WHAT TO PRODUCE - Do not repeat pictures. Repeat exactly the lines of the listing below from its first line through the line with "-- (-119,0) -- (-72,-52)".

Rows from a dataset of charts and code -

====================

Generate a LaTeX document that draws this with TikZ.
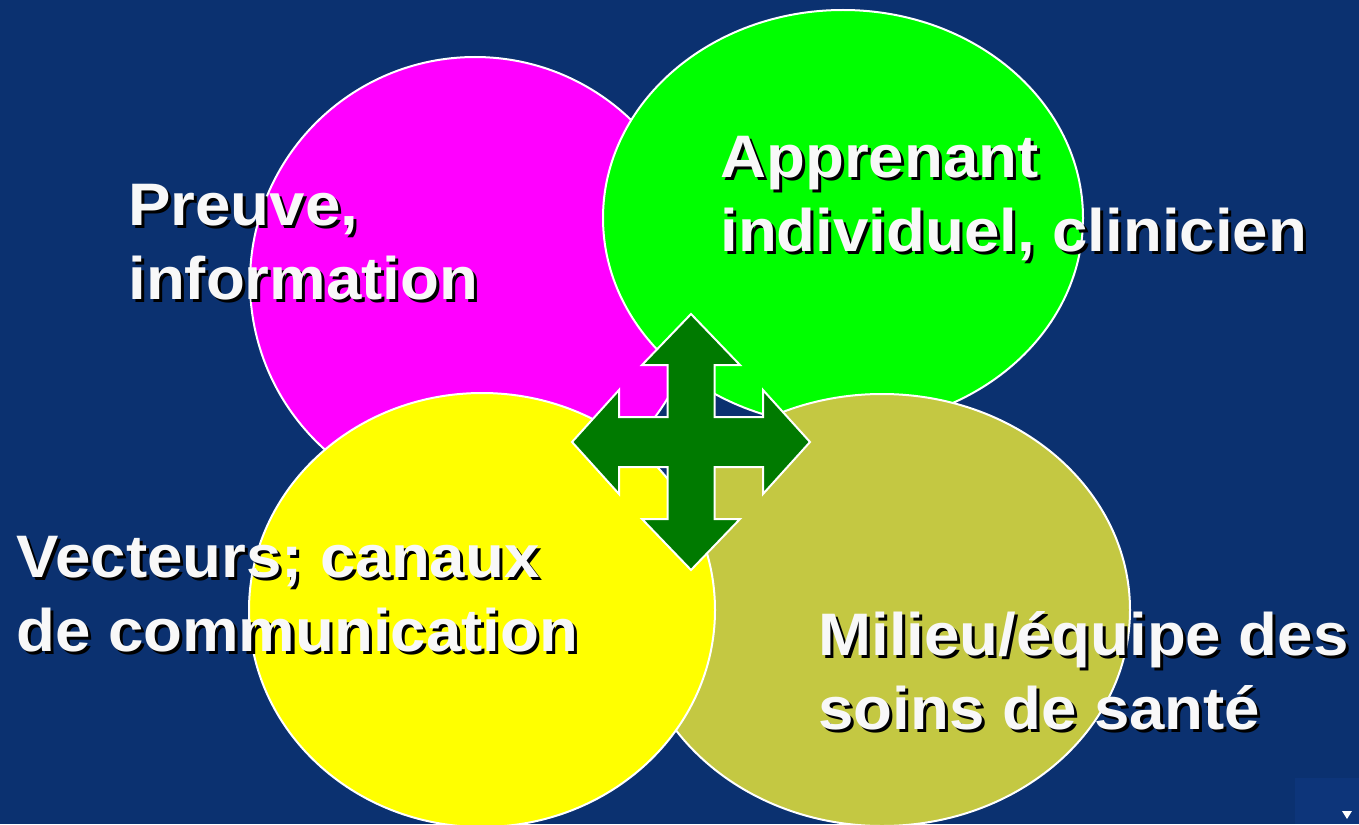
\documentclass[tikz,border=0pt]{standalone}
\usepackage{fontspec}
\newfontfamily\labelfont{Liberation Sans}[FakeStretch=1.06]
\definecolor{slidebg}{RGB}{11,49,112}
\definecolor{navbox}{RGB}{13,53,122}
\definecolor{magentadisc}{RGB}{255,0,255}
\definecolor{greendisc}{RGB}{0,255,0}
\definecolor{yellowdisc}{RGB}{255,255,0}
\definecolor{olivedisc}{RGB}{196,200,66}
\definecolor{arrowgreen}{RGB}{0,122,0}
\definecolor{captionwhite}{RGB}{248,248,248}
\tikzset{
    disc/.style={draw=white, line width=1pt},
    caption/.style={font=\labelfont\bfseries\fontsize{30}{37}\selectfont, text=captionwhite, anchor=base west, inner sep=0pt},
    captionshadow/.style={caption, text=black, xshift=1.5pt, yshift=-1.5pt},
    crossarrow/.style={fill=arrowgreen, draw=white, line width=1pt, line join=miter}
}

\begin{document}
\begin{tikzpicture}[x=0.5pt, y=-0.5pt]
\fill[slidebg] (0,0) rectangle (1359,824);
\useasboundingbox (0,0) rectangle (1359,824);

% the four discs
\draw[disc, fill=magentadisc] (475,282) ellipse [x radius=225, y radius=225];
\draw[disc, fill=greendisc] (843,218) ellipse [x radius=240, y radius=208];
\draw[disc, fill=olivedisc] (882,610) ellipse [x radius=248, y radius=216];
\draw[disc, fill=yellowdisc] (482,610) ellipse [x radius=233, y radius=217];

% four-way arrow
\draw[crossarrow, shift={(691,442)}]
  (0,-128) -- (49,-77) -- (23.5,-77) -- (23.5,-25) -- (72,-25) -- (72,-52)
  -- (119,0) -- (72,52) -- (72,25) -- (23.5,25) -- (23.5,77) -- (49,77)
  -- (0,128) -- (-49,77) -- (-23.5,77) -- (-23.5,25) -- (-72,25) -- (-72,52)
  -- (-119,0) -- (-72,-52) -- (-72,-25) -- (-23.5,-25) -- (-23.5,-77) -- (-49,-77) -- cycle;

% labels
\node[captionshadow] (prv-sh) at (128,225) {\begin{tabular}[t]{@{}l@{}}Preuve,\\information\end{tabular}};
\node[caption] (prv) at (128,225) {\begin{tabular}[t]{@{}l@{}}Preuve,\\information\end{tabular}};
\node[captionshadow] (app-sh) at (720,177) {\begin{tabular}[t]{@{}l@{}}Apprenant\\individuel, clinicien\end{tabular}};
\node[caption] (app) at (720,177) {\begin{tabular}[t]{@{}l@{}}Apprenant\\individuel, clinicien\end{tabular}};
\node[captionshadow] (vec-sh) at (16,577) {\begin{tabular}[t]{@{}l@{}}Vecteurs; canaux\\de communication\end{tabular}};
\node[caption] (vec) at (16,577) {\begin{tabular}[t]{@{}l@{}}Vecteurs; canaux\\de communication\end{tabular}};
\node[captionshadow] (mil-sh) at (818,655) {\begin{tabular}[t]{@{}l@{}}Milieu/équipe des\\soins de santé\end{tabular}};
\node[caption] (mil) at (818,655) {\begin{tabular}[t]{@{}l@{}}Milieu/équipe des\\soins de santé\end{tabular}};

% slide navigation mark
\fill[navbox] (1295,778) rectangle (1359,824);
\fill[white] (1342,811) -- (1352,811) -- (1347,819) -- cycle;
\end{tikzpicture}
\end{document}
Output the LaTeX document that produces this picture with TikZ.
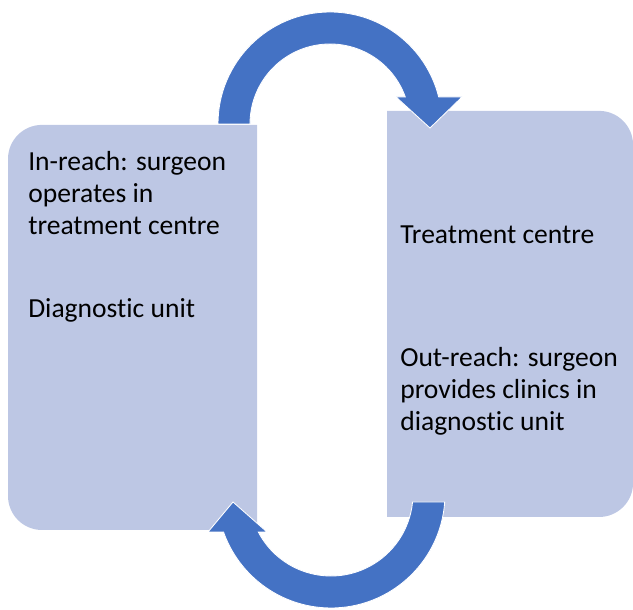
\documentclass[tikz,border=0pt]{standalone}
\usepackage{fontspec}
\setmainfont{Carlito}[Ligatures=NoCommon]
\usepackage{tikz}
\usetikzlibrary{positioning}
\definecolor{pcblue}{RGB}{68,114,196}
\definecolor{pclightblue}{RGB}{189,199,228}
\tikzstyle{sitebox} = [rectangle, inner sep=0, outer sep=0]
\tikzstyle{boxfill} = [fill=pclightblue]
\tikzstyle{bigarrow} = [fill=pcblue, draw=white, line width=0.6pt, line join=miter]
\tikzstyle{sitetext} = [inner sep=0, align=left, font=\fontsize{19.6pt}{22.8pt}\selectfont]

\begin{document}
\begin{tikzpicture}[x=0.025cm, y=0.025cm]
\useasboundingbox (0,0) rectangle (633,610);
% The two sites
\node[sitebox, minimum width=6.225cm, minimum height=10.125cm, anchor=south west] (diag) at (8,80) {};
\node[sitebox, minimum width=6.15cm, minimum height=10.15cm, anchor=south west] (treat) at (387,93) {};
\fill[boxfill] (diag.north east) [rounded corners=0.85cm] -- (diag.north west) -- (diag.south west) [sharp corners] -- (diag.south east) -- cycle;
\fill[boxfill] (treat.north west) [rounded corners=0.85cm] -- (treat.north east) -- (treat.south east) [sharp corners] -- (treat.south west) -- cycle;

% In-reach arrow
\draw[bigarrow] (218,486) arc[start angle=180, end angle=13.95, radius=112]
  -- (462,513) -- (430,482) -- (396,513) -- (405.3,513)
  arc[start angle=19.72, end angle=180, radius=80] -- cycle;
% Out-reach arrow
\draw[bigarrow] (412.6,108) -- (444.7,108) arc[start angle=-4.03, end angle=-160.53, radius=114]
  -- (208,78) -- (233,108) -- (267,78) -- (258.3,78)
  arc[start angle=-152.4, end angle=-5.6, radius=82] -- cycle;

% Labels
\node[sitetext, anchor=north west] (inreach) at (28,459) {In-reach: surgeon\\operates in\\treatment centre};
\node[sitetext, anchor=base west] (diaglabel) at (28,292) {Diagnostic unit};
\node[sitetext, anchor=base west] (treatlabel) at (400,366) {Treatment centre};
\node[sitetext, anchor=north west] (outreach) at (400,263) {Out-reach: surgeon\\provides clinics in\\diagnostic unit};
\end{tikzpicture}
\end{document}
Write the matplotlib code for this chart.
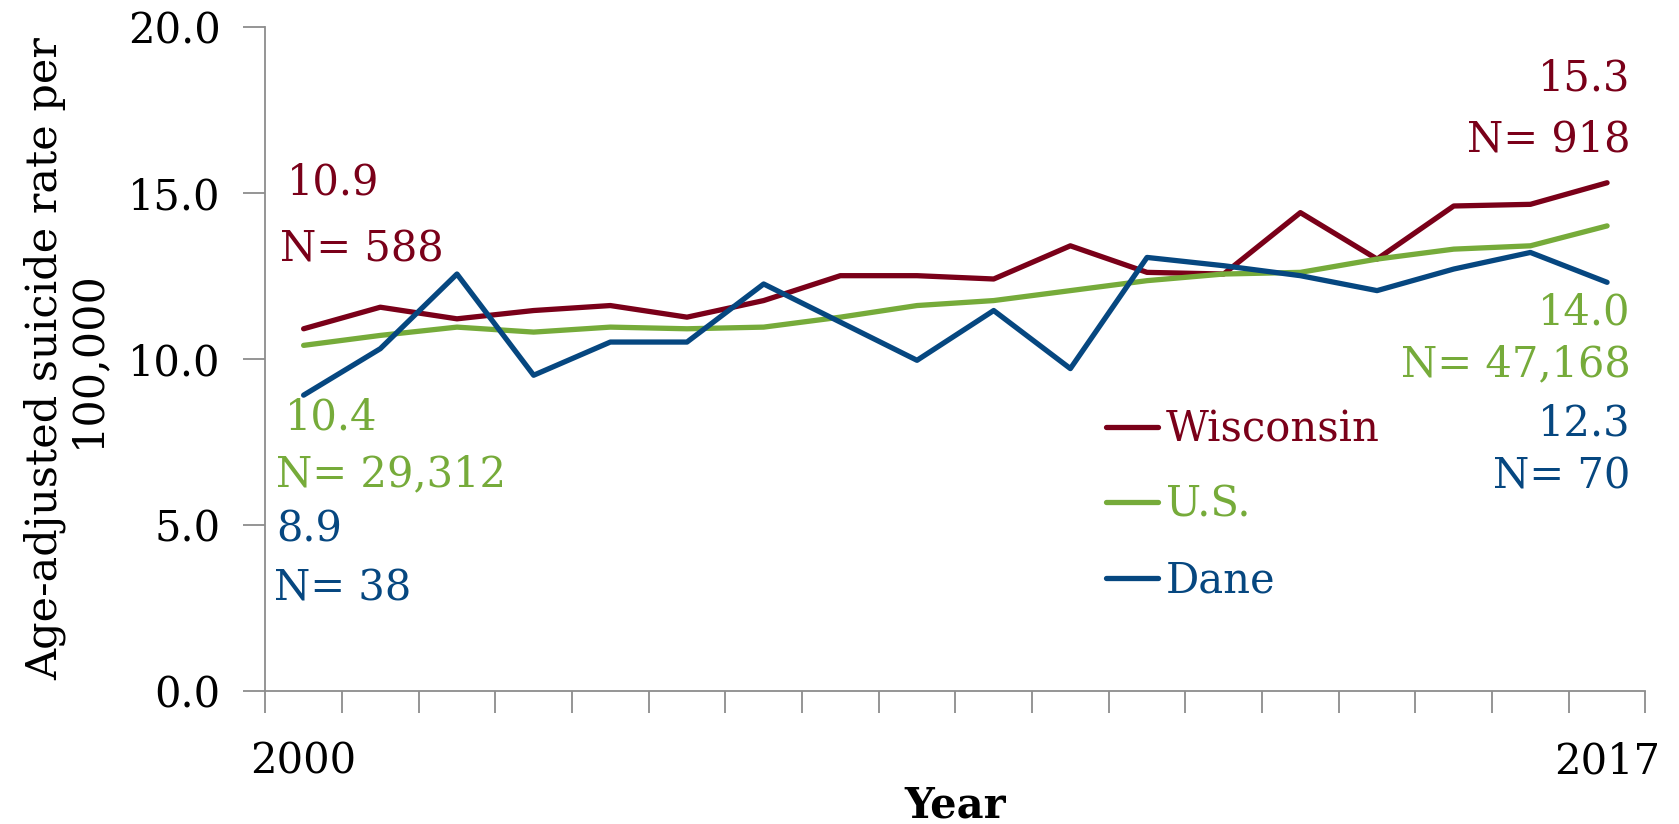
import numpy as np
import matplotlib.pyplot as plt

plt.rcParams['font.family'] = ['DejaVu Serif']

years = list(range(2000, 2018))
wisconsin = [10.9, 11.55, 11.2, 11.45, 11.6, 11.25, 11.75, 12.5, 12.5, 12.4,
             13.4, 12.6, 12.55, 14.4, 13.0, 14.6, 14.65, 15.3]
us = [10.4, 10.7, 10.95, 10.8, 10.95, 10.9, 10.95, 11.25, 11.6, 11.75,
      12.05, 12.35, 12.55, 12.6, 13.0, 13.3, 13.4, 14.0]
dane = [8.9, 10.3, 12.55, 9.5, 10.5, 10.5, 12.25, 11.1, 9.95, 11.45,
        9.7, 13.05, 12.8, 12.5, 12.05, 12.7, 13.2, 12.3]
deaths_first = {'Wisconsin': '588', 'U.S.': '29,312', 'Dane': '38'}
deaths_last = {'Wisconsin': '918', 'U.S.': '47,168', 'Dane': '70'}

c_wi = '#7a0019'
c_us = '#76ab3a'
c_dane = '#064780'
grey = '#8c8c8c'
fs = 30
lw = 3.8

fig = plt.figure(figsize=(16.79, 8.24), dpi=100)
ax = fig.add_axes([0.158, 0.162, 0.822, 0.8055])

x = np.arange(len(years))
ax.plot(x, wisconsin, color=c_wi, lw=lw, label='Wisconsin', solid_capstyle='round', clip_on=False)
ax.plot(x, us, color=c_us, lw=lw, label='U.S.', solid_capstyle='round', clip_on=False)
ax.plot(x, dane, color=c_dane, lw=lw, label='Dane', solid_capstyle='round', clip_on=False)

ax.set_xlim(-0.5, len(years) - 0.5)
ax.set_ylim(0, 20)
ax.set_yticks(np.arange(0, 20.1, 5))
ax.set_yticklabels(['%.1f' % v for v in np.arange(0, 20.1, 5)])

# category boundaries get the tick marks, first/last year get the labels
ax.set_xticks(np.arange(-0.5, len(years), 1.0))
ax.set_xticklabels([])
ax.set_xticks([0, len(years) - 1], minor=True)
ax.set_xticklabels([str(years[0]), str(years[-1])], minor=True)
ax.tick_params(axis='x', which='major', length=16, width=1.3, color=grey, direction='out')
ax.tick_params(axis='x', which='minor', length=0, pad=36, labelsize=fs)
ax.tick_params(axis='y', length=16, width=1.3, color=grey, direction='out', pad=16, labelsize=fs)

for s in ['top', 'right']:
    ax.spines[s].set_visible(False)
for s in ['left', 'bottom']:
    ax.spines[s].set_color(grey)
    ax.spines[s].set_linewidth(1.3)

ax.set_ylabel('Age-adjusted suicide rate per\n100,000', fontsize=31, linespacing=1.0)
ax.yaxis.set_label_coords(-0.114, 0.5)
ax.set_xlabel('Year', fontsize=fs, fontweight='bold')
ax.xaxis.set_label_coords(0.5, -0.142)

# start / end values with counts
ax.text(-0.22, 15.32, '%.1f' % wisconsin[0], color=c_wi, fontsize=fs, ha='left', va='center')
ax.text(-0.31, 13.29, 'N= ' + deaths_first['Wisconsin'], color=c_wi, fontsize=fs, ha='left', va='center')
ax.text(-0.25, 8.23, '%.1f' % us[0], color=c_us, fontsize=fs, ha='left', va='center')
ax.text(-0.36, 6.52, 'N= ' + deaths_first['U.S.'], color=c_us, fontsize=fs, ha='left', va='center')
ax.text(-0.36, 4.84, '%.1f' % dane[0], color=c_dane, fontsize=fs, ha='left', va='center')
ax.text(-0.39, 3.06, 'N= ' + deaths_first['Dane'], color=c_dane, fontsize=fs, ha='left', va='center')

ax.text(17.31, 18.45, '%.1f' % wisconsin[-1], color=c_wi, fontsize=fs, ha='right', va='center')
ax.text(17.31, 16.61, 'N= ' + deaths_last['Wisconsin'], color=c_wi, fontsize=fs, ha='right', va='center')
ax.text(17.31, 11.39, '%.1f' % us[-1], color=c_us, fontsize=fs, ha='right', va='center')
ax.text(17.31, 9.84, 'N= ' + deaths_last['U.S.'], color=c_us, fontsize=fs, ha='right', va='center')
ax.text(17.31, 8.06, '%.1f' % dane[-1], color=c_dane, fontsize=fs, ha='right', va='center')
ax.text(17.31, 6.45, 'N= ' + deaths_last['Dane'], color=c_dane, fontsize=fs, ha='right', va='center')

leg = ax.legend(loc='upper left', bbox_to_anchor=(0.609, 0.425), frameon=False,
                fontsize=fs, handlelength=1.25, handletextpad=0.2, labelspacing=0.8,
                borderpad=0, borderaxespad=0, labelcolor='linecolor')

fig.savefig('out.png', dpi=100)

====================

TASK RESPONSE -
Generate a LaTeX document that draws this with TikZ.
\documentclass[tikz,border=0pt]{standalone}
\usepackage{fontspec}
\newfontfamily\labelfont{Liberation Sans}[FakeStretch=1.06]
\definecolor{slidebg}{RGB}{11,49,112}
\definecolor{navbox}{RGB}{13,53,122}
\definecolor{magentadisc}{RGB}{255,0,255}
\definecolor{greendisc}{RGB}{0,255,0}
\definecolor{yellowdisc}{RGB}{255,255,0}
\definecolor{olivedisc}{RGB}{196,200,66}
\definecolor{arrowgreen}{RGB}{0,122,0}
\definecolor{captionwhite}{RGB}{248,248,248}
\tikzset{
    disc/.style={draw=white, line width=1pt},
    caption/.style={font=\labelfont\bfseries\fontsize{30}{37}\selectfont, text=captionwhite, anchor=base west, inner sep=0pt},
    captionshadow/.style={caption, text=black, xshift=1.5pt, yshift=-1.5pt},
    crossarrow/.style={fill=arrowgreen, draw=white, line width=1pt, line join=miter}
}

\begin{document}
\begin{tikzpicture}[x=0.5pt, y=-0.5pt]
\fill[slidebg] (0,0) rectangle (1359,824);
\useasboundingbox (0,0) rectangle (1359,824);

% the four discs
\draw[disc, fill=magentadisc] (475,282) ellipse [x radius=225, y radius=225];
\draw[disc, fill=greendisc] (843,218) ellipse [x radius=240, y radius=208];
\draw[disc, fill=olivedisc] (882,610) ellipse [x radius=248, y radius=216];
\draw[disc, fill=yellowdisc] (482,610) ellipse [x radius=233, y radius=217];

% four-way arrow
\draw[crossarrow, shift={(691,442)}]
  (0,-128) -- (49,-77) -- (23.5,-77) -- (23.5,-25) -- (72,-25) -- (72,-52)
  -- (119,0) -- (72,52) -- (72,25) -- (23.5,25) -- (23.5,77) -- (49,77)
  -- (0,128) -- (-49,77) -- (-23.5,77) -- (-23.5,25) -- (-72,25) -- (-72,52)
  -- (-119,0) -- (-72,-52) -- (-72,-25) -- (-23.5,-25) -- (-23.5,-77) -- (-49,-77) -- cycle;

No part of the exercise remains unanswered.